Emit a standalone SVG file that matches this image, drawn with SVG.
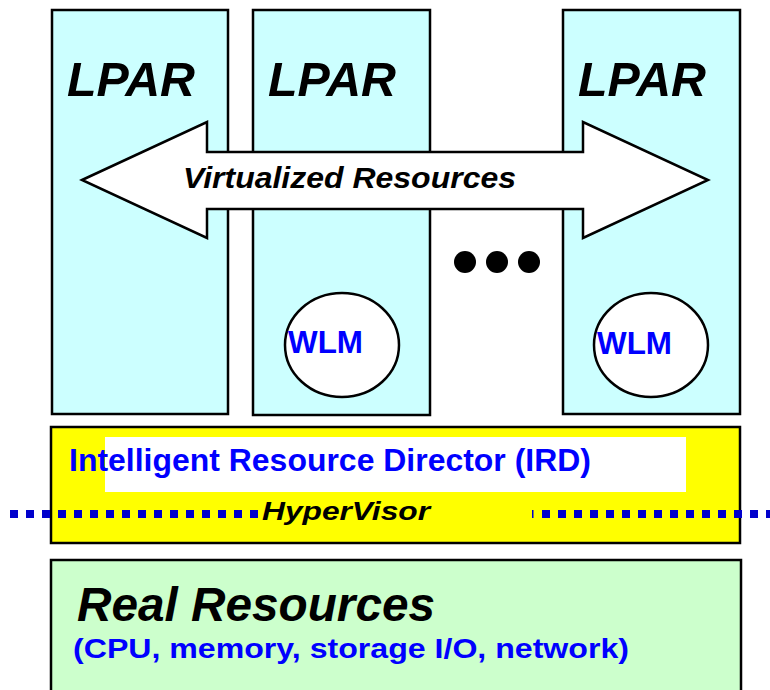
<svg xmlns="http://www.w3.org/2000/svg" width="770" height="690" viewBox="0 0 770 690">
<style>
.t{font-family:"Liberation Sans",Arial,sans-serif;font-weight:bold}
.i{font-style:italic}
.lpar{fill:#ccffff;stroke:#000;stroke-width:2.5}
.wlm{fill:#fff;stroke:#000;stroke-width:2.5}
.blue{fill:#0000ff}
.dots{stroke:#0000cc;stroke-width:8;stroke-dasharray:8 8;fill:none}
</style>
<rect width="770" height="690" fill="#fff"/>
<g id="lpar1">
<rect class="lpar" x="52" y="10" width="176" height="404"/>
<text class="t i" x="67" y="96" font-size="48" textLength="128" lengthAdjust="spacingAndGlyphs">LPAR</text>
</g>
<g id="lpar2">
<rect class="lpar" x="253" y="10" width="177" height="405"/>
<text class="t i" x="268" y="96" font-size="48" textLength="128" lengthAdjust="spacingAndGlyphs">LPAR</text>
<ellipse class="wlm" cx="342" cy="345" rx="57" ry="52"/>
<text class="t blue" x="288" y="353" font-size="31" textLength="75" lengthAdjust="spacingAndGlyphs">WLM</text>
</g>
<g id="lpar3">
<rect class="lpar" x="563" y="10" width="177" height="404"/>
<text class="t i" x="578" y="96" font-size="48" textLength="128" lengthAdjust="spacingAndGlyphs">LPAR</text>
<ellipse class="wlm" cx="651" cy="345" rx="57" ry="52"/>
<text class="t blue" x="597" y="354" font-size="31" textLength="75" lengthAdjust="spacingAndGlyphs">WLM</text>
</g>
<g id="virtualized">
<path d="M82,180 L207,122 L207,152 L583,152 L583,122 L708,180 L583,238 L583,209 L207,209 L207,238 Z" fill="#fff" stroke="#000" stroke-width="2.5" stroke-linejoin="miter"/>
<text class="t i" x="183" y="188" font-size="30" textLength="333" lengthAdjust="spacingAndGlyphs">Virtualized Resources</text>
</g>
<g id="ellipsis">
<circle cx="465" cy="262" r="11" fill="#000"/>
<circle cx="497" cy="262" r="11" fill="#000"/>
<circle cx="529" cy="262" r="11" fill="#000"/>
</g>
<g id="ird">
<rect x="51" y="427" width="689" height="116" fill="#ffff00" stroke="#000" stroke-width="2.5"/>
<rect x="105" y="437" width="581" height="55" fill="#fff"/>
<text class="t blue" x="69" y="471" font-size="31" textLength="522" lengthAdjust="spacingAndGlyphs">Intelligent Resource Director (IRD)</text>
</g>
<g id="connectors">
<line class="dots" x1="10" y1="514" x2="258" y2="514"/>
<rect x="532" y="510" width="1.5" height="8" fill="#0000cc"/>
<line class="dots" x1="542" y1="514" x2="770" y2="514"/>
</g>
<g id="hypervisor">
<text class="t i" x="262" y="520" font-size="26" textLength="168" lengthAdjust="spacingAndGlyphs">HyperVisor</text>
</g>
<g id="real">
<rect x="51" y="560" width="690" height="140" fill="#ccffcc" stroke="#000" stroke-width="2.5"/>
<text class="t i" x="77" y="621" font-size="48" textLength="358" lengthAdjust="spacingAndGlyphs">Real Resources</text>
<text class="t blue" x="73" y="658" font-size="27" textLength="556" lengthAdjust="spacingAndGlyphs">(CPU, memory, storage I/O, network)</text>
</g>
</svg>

■ WORK INSTRUCTIONS
Leave the pictures out and copy the rest of the data exactly.

■ REPLY
Emit a standalone SVG file that matches this image, drawn with SVG.
<svg xmlns="http://www.w3.org/2000/svg" width="770" height="690" viewBox="0 0 770 690">
<style>
.t{font-family:"Liberation Sans",Arial,sans-serif;font-weight:bold}
.i{font-style:italic}
.lpar{fill:#ccffff;stroke:#000;stroke-width:2.5}
.wlm{fill:#fff;stroke:#000;stroke-width:2.5}
.blue{fill:#0000ff}
.dots{stroke:#0000cc;stroke-width:8;stroke-dasharray:8 8;fill:none}
</style>
<rect width="770" height="690" fill="#fff"/>
<g id="lpar1">
<rect class="lpar" x="52" y="10" width="176" height="404"/>
<text class="t i" x="67" y="96" font-size="48" textLength="128" lengthAdjust="spacingAndGlyphs">LPAR</text>
</g>
<g id="lpar2">
<rect class="lpar" x="253" y="10" width="177" height="405"/>
<text class="t i" x="268" y="96" font-size="48" textLength="128" lengthAdjust="spacingAndGlyphs">LPAR</text>
<ellipse class="wlm" cx="342" cy="345" rx="57" ry="52"/>
<text class="t blue" x="288" y="353" font-size="31" textLength="75" lengthAdjust="spacingAndGlyphs">WLM</text>
</g>
<g id="lpar3">
<rect class="lpar" x="563" y="10" width="177" height="404"/>
<text class="t i" x="578" y="96" font-size="48" textLength="128" lengthAdjust="spacingAndGlyphs">LPAR</text>
<ellipse class="wlm" cx="651" cy="345" rx="57" ry="52"/>
<text class="t blue" x="597" y="354" font-size="31" textLength="75" lengthAdjust="spacingAndGlyphs">WLM</text>
</g>
<g id="virtualized">
<path d="M82,180 L207,122 L207,152 L583,152 L583,122 L708,180 L583,238 L583,209 L207,209 L207,238 Z" fill="#fff" stroke="#000" stroke-width="2.5" stroke-linejoin="miter"/>
<text class="t i" x="183" y="188" font-size="30" textLength="333" lengthAdjust="spacingAndGlyphs">Virtualized Resources</text>
</g>
<g id="ellipsis">
<circle cx="465" cy="262" r="11" fill="#000"/>
<circle cx="497" cy="262" r="11" fill="#000"/>
<circle cx="529" cy="262" r="11" fill="#000"/>
</g>
<g id="ird">
<rect x="51" y="427" width="689" height="116" fill="#ffff00" stroke="#000" stroke-width="2.5"/>
<rect x="105" y="437" width="581" height="55" fill="#fff"/>
<text class="t blue" x="69" y="471" font-size="31" textLength="522" lengthAdjust="spacingAndGlyphs">Intelligent Resource Director (IRD)</text>
</g>
<g id="connectors">
<line class="dots" x1="10" y1="514" x2="258" y2="514"/>
<rect x="532" y="510" width="1.5" height="8" fill="#0000cc"/>
<line class="dots" x1="542" y1="514" x2="770" y2="514"/>
</g>
<g id="hypervisor">
<text class="t i" x="262" y="520" font-size="26" textLength="168" lengthAdjust="spacingAndGlyphs">HyperVisor</text>
</g>
<g id="real">
<rect x="51" y="560" width="690" height="140" fill="#ccffcc" stroke="#000" stroke-width="2.5"/>
<text class="t i" x="77" y="621" font-size="48" textLength="358" lengthAdjust="spacingAndGlyphs">Real Resources</text>
<text class="t blue" x="73" y="658" font-size="27" textLength="556" lengthAdjust="spacingAndGlyphs">(CPU, memory, storage I/O, network)</text>
</g>
</svg>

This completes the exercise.